>> start Dataset extract
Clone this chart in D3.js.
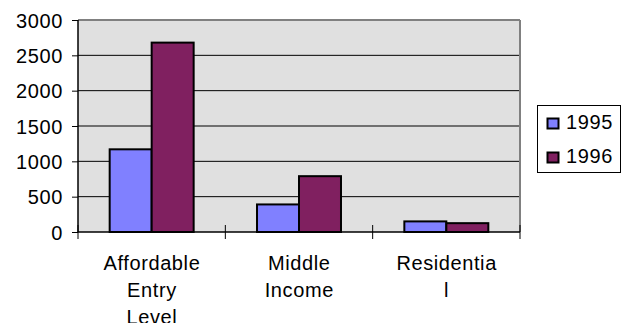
<!DOCTYPE html>
<html><head><meta charset="utf-8">
<script src="https://cdn.jsdelivr.net/npm/d3@7/dist/d3.min.js"></script>
<style>
html,body{margin:0;padding:0;background:#fff;}
svg{display:block;}
text{font-family:"Liberation Sans",Arial,sans-serif;font-size:20px;letter-spacing:0.6px;fill:#000;}
</style></head>
<body>
<script>
const categories = ["Affordable Entry Level", "Middle Income", "Residential"];
const tickLabelLines = [["Affordable", "Entry", "Level"], ["Middle", "Income"], ["Residentia", "l"]];
const series = ["1995", "1996"];
const values1995 = [1170, 390, 150];
const values1996 = [2680, 790, 125];
const yTicks = [0, 500, 1000, 1500, 2000, 2500, 3000];
const colors = ["#8080ff", "#802060"];

(function () {
const W = 624, H = 323;
const svg = d3.select("body").append("svg").attr("width", W).attr("height", H);
const pL = 78, pR = 520, pT = 20, pB = 232;

const x = d3.scaleBand().domain(categories).range([pL, pR]).padding(0);
const groupW = x.bandwidth() * 0.57;
const x1 = d3.scaleBand().domain(series).range([(x.bandwidth() - groupW) / 2, (x.bandwidth() + groupW) / 2]).padding(0);
const y = d3.scaleLinear().domain([0, 3000]).range([pB, pT]);

// plot background
svg.append("rect").attr("x", pL).attr("y", pT).attr("width", pR - pL).attr("height", pB - pT).attr("fill", "#e0e0e0");

// gridlines
svg.append("g").selectAll("line").data(yTicks.filter(d => d > 0 && d < 3000)).join("line")
  .attr("x1", pL).attr("x2", pR).attr("y1", d => y(d)).attr("y2", d => y(d))
  .attr("stroke", "#000").attr("stroke-width", 1);
// top & right border
svg.append("line").attr("x1", pL).attr("x2", pR).attr("y1", y(3000)).attr("y2", y(3000)).attr("stroke", "#808080").attr("stroke-width", 2);
svg.append("line").attr("x1", pR).attr("x2", pR).attr("y1", pT).attr("y2", pB).attr("stroke", "#808080").attr("stroke-width", 2);

// bars
const data = categories.map((c, i) => ({cat: c, vals: [values1995[i], values1996[i]]}));
const g = svg.append("g");
data.forEach(d => {
  d.vals.forEach((v, j) => {
    g.append("rect")
      .attr("x", x(d.cat) + x1(series[j]))
      .attr("y", y(v))
      .attr("width", x1.bandwidth())
      .attr("height", y(0) - y(v))
      .attr("fill", colors[j]).attr("stroke", "#000").attr("stroke-width", 2);
  });
});

// y axis
const yAxis = svg.append("g").attr("transform", `translate(${pL},0)`)
  .call(d3.axisLeft(y).tickValues(yTicks).tickSize(6).tickPadding(9).tickFormat(d3.format("d")));
yAxis.attr("font-size", null).attr("font-family", null);
yAxis.select(".domain").attr("stroke", "#000").attr("stroke-width", 1.5).attr("d", `M0,${pT}V${pB}`);
yAxis.selectAll(".tick line").attr("stroke", "#000");
yAxis.selectAll("text").attr("dy", "0.35em");

// x axis
const xAxis = svg.append("g").attr("transform", `translate(0,${pB})`);
xAxis.append("line").attr("x1", pL).attr("x2", pR).attr("y1", 0).attr("y2", 0).attr("stroke", "#000").attr("stroke-width", 1.5);
const bounds = categories.map(c => x(c)).concat([x(categories[categories.length - 1]) + x.bandwidth()]);
xAxis.selectAll("line.tk").data(bounds).join("line").attr("class", "tk")
  .attr("x1", d => d).attr("x2", d => d).attr("y1", -7).attr("y2", 7).attr("stroke", "#000");
categories.forEach((c, i) => {
  const cx = x(c) + x.bandwidth() / 2 + 0.3;
  const t = xAxis.append("text").attr("text-anchor", "middle").attr("x", cx).attr("y", 38);
  tickLabelLines[i].forEach((ln, k) => {
    t.append("tspan").attr("x", cx).attr("dy", k === 0 ? 0 : 27).text(ln);
  });
});

// legend
const lg = svg.append("g");
lg.append("rect").attr("x", 537.5).attr("y", 105.5).attr("width", 83).attr("height", 67).attr("fill", "#fff").attr("stroke", "#000").attr("stroke-width", 1);
series.forEach((s, j) => {
  const yy = 129 + j * 34;
  lg.append("rect").attr("x", 547.5).attr("y", yy - 10.5).attr("width", 11).attr("height", 10)
    .attr("fill", colors[j]).attr("stroke", "#000").attr("stroke-width", 2);
  lg.append("text").attr("x", 566).attr("y", yy).text(s);
});
})();
</script>
</body></html>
>> end Dataset extract
(Task to carry out): Give an exact copy of the material, leaving out every picture.

(Solution):
Clone this chart in D3.js.
<!DOCTYPE html>
<html><head><meta charset="utf-8">
<script src="https://cdn.jsdelivr.net/npm/d3@7/dist/d3.min.js"></script>
<style>
html,body{margin:0;padding:0;background:#fff;}
svg{display:block;}
text{font-family:"Liberation Sans",Arial,sans-serif;font-size:20px;letter-spacing:0.6px;fill:#000;}
</style></head>
<body>
<script>
const categories = ["Affordable Entry Level", "Middle Income", "Residential"];
const tickLabelLines = [["Affordable", "Entry", "Level"], ["Middle", "Income"], ["Residentia", "l"]];
const series = ["1995", "1996"];
const values1995 = [1170, 390, 150];
const values1996 = [2680, 790, 125];
const yTicks = [0, 500, 1000, 1500, 2000, 2500, 3000];
const colors = ["#8080ff", "#802060"];

(function () {
const W = 624, H = 323;
const svg = d3.select("body").append("svg").attr("width", W).attr("height", H);
const pL = 78, pR = 520, pT = 20, pB = 232;

const x = d3.scaleBand().domain(categories).range([pL, pR]).padding(0);
const groupW = x.bandwidth() * 0.57;
const x1 = d3.scaleBand().domain(series).range([(x.bandwidth() - groupW) / 2, (x.bandwidth() + groupW) / 2]).padding(0);
const y = d3.scaleLinear().domain([0, 3000]).range([pB, pT]);

// plot background
svg.append("rect").attr("x", pL).attr("y", pT).attr("width", pR - pL).attr("height", pB - pT).attr("fill", "#e0e0e0");

// gridlines
svg.append("g").selectAll("line").data(yTicks.filter(d => d > 0 && d < 3000)).join("line")
  .attr("x1", pL).attr("x2", pR).attr("y1", d => y(d)).attr("y2", d => y(d))
  .attr("stroke", "#000").attr("stroke-width", 1);
// top & right border
svg.append("line").attr("x1", pL).attr("x2", pR).attr("y1", y(3000)).attr("y2", y(3000)).attr("stroke", "#808080").attr("stroke-width", 2);
svg.append("line").attr("x1", pR).attr("x2", pR).attr("y1", pT).attr("y2", pB).attr("stroke", "#808080").attr("stroke-width", 2);

// bars
const data = categories.map((c, i) => ({cat: c, vals: [values1995[i], values1996[i]]}));
const g = svg.append("g");
data.forEach(d => {
  d.vals.forEach((v, j) => {
    g.append("rect")
      .attr("x", x(d.cat) + x1(series[j]))
      .attr("y", y(v))
      .attr("width", x1.bandwidth())
      .attr("height", y(0) - y(v))
      .attr("fill", colors[j]).attr("stroke", "#000").attr("stroke-width", 2);
  });
});

// y axis
const yAxis = svg.append("g").attr("transform", `translate(${pL},0)`)
  .call(d3.axisLeft(y).tickValues(yTicks).tickSize(6).tickPadding(9).tickFormat(d3.format("d")));
yAxis.attr("font-size", null).attr("font-family", null);
yAxis.select(".domain").attr("stroke", "#000").attr("stroke-width", 1.5).attr("d", `M0,${pT}V${pB}`);
yAxis.selectAll(".tick line").attr("stroke", "#000");
yAxis.selectAll("text").attr("dy", "0.35em");

// x axis
const xAxis = svg.append("g").attr("transform", `translate(0,${pB})`);
xAxis.append("line").attr("x1", pL).attr("x2", pR).attr("y1", 0).attr("y2", 0).attr("stroke", "#000").attr("stroke-width", 1.5);
const bounds = categories.map(c => x(c)).concat([x(categories[categories.length - 1]) + x.bandwidth()]);
xAxis.selectAll("line.tk").data(bounds).join("line").attr("class", "tk")
  .attr("x1", d => d).attr("x2", d => d).attr("y1", -7).attr("y2", 7).attr("stroke", "#000");
categories.forEach((c, i) => {
  const cx = x(c) + x.bandwidth() / 2 + 0.3;
  const t = xAxis.append("text").attr("text-anchor", "middle").attr("x", cx).attr("y", 38);
  tickLabelLines[i].forEach((ln, k) => {
    t.append("tspan").attr("x", cx).attr("dy", k === 0 ? 0 : 27).text(ln);
  });
});

// legend
const lg = svg.append("g");
lg.append("rect").attr("x", 537.5).attr("y", 105.5).attr("width", 83).attr("height", 67).attr("fill", "#fff").attr("stroke", "#000").attr("stroke-width", 1);
series.forEach((s, j) => {
  const yy = 129 + j * 34;
  lg.append("rect").attr("x", 547.5).attr("y", yy - 10.5).attr("width", 11).attr("height", 10)
    .attr("fill", colors[j]).attr("stroke", "#000").attr("stroke-width", 2);
  lg.append("text").attr("x", 566).attr("y", yy).text(s);
});
})();
</script>
</body></html>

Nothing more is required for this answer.